- [DATA TO PROCESS]

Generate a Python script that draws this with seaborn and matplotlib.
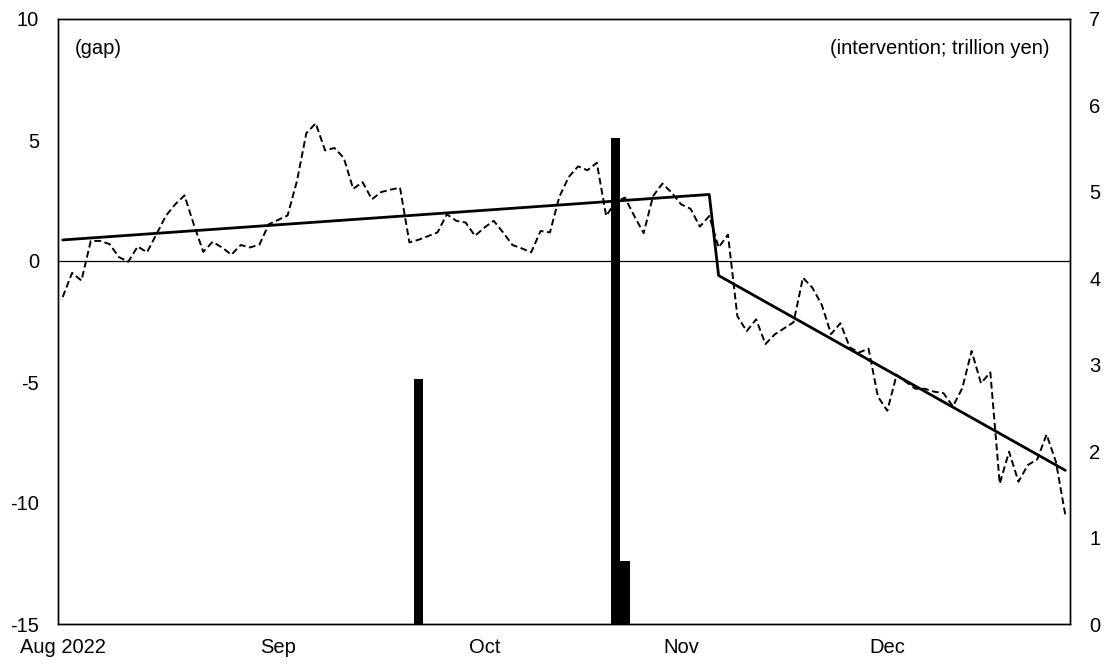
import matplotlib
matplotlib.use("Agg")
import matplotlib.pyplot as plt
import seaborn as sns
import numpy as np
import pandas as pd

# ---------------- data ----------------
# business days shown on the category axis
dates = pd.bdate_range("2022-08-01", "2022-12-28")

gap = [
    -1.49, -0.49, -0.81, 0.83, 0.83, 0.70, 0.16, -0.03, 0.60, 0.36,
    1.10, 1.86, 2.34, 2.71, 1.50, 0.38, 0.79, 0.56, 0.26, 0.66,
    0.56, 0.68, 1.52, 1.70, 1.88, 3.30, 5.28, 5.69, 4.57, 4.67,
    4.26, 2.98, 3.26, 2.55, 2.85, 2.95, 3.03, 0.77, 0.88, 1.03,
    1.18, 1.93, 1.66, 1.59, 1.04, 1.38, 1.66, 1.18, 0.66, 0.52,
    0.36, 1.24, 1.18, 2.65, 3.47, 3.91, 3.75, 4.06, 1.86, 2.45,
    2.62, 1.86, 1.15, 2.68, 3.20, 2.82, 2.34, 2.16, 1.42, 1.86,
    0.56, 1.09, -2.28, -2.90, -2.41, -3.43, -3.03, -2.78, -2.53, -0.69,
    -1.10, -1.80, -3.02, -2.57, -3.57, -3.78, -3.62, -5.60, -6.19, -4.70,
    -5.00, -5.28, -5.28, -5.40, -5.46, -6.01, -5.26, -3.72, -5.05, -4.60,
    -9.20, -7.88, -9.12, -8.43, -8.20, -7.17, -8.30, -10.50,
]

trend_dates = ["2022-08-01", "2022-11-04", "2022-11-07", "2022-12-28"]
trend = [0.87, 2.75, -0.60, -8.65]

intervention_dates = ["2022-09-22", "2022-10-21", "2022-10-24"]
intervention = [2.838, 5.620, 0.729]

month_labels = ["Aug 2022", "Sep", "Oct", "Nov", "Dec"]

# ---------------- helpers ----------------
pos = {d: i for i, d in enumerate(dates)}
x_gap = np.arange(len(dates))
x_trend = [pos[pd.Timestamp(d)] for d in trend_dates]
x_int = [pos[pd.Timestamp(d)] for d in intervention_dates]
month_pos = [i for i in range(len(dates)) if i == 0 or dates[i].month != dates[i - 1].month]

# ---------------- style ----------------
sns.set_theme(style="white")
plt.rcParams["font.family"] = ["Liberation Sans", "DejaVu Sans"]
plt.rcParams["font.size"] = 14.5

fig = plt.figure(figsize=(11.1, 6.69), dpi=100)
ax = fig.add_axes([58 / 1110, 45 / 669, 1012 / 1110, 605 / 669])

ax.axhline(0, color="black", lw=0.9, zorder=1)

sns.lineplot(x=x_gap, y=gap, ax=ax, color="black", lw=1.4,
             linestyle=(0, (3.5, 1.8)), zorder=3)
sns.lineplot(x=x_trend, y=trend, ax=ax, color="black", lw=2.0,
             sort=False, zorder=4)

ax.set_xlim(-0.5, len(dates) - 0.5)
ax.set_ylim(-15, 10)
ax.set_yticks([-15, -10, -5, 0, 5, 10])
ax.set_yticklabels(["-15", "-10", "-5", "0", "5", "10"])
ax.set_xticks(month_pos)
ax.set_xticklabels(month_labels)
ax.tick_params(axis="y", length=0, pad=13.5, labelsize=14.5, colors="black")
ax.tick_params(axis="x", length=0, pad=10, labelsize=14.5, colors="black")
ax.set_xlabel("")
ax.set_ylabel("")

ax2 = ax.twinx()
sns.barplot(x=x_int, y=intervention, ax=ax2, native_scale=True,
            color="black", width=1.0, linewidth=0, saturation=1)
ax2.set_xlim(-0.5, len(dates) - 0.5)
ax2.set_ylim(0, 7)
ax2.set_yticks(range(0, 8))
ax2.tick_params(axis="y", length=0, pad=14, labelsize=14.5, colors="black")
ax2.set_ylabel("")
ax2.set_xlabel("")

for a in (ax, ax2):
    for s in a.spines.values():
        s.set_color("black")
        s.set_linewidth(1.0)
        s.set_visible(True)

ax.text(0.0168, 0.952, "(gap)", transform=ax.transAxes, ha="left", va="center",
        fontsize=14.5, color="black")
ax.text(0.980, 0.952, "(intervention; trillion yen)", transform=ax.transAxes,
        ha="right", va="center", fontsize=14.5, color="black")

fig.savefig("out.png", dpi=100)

* * *

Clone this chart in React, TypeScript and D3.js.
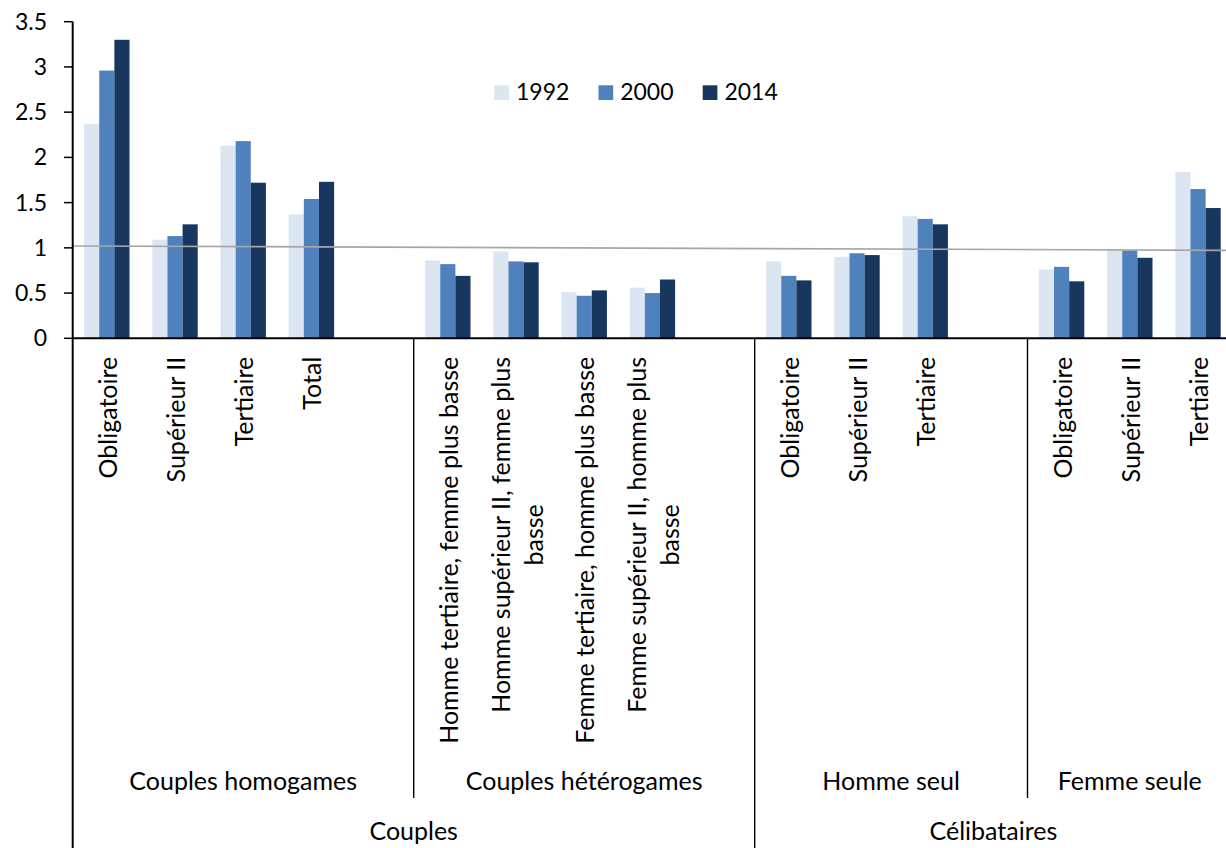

--

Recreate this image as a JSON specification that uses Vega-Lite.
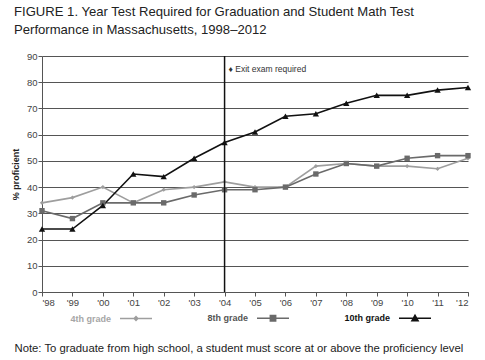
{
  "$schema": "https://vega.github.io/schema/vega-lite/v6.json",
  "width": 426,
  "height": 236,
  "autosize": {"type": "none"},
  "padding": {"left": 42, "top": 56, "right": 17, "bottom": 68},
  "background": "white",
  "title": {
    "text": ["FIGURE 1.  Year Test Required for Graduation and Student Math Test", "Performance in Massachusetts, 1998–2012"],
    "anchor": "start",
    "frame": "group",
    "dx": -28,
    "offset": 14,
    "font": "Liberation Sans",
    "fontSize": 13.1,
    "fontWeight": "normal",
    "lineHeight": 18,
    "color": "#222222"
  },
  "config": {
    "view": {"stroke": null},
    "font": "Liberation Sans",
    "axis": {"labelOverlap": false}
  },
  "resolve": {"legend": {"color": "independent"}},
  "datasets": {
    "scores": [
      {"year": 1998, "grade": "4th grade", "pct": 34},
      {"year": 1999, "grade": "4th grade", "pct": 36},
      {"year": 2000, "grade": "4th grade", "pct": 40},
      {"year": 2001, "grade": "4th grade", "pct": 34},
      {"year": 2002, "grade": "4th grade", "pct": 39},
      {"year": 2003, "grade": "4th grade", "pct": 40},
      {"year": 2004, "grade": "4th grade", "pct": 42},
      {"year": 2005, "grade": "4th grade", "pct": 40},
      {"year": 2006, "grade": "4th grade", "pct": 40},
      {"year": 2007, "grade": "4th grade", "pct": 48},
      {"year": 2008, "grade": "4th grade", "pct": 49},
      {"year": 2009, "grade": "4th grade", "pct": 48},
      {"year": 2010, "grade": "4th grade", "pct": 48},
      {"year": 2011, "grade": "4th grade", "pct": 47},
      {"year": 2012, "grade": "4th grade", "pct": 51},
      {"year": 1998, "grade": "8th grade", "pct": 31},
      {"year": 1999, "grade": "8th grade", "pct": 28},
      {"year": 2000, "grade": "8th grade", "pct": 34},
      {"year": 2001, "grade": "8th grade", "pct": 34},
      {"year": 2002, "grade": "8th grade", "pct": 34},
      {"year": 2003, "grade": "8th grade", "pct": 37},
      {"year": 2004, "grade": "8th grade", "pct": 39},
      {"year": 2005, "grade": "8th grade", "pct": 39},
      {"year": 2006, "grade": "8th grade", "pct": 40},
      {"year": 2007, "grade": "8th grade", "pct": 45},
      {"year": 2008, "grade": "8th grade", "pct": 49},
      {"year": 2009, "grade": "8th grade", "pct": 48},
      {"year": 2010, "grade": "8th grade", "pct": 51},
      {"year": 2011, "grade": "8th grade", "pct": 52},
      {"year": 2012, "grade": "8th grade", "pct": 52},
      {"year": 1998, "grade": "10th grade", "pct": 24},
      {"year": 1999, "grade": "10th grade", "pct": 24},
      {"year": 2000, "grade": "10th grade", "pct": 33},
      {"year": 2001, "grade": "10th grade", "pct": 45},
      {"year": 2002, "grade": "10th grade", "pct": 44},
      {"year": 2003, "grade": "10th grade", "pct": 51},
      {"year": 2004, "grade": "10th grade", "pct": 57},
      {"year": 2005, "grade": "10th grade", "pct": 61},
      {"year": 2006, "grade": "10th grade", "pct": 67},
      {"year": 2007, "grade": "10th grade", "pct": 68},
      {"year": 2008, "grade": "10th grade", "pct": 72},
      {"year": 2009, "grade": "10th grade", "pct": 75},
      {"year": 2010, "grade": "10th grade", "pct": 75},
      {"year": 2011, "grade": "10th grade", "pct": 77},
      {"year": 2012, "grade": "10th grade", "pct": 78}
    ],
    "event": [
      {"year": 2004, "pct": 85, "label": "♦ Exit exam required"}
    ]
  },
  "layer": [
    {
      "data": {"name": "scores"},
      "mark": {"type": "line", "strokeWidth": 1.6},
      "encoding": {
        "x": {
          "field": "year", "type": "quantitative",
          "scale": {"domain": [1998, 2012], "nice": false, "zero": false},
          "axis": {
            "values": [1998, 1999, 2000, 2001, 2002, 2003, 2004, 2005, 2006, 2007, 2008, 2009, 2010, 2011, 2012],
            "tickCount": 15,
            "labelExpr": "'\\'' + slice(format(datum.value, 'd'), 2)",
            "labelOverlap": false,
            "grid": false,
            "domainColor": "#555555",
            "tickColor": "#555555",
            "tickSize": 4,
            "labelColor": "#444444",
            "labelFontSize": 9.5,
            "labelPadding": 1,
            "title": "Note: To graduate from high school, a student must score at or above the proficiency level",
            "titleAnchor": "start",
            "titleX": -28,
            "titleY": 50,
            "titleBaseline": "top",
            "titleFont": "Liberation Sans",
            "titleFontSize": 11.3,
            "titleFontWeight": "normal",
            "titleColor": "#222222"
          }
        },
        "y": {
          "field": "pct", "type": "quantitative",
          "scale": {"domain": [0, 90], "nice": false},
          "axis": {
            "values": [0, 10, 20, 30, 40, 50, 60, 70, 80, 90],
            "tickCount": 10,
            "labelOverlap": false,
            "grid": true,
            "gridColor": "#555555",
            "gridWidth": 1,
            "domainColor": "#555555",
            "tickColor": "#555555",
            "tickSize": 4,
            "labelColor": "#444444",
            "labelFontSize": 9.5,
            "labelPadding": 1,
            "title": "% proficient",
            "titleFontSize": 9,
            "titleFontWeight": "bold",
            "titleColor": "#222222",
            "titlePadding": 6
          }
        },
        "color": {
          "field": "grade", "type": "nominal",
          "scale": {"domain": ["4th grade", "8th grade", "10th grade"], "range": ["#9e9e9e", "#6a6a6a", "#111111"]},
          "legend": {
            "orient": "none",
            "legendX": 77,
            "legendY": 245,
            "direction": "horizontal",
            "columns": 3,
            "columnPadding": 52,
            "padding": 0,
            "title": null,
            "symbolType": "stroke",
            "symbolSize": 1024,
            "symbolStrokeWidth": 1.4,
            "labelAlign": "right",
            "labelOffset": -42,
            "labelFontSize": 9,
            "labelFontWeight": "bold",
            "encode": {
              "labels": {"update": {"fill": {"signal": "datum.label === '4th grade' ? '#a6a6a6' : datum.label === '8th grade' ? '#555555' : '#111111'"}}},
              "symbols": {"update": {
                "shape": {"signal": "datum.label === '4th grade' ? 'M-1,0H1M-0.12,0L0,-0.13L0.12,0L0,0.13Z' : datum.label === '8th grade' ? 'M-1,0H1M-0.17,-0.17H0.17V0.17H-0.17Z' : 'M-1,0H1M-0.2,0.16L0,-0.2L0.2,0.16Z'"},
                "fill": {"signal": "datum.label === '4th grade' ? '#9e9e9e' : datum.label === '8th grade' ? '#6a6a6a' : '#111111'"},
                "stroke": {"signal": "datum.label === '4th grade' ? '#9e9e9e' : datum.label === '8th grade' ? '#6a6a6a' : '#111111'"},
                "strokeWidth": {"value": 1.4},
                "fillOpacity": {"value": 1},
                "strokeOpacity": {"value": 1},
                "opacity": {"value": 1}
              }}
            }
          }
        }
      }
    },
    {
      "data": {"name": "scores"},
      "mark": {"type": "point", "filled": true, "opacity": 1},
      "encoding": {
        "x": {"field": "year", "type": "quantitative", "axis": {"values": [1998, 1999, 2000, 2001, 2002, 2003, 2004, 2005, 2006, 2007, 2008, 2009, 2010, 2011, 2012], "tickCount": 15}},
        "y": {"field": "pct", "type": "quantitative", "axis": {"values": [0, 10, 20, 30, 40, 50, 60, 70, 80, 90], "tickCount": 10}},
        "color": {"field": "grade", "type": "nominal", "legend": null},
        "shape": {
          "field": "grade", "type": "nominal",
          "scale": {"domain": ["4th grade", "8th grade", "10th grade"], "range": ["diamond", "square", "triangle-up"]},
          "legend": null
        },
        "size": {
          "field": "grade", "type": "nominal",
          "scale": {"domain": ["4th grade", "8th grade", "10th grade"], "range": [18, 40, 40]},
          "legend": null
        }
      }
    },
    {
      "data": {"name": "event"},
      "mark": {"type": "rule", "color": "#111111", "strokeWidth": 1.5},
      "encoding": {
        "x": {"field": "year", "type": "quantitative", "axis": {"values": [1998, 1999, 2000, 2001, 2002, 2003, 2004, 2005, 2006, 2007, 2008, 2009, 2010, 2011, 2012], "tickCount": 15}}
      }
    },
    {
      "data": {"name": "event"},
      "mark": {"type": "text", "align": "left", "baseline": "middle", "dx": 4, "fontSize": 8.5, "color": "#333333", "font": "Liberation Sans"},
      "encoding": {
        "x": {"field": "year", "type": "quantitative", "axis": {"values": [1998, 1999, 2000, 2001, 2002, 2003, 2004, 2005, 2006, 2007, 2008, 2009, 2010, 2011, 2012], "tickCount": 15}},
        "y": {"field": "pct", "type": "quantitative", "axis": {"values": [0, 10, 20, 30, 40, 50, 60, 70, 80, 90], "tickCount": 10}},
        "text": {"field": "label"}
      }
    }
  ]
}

- [GOAL]
Pull out each line of the records holding the string "that".

- [RESULT OF THE TASK]
Generate a Python script that draws this with seaborn and matplotlib.
Recreate this image as a JSON specification that uses Vega-Lite.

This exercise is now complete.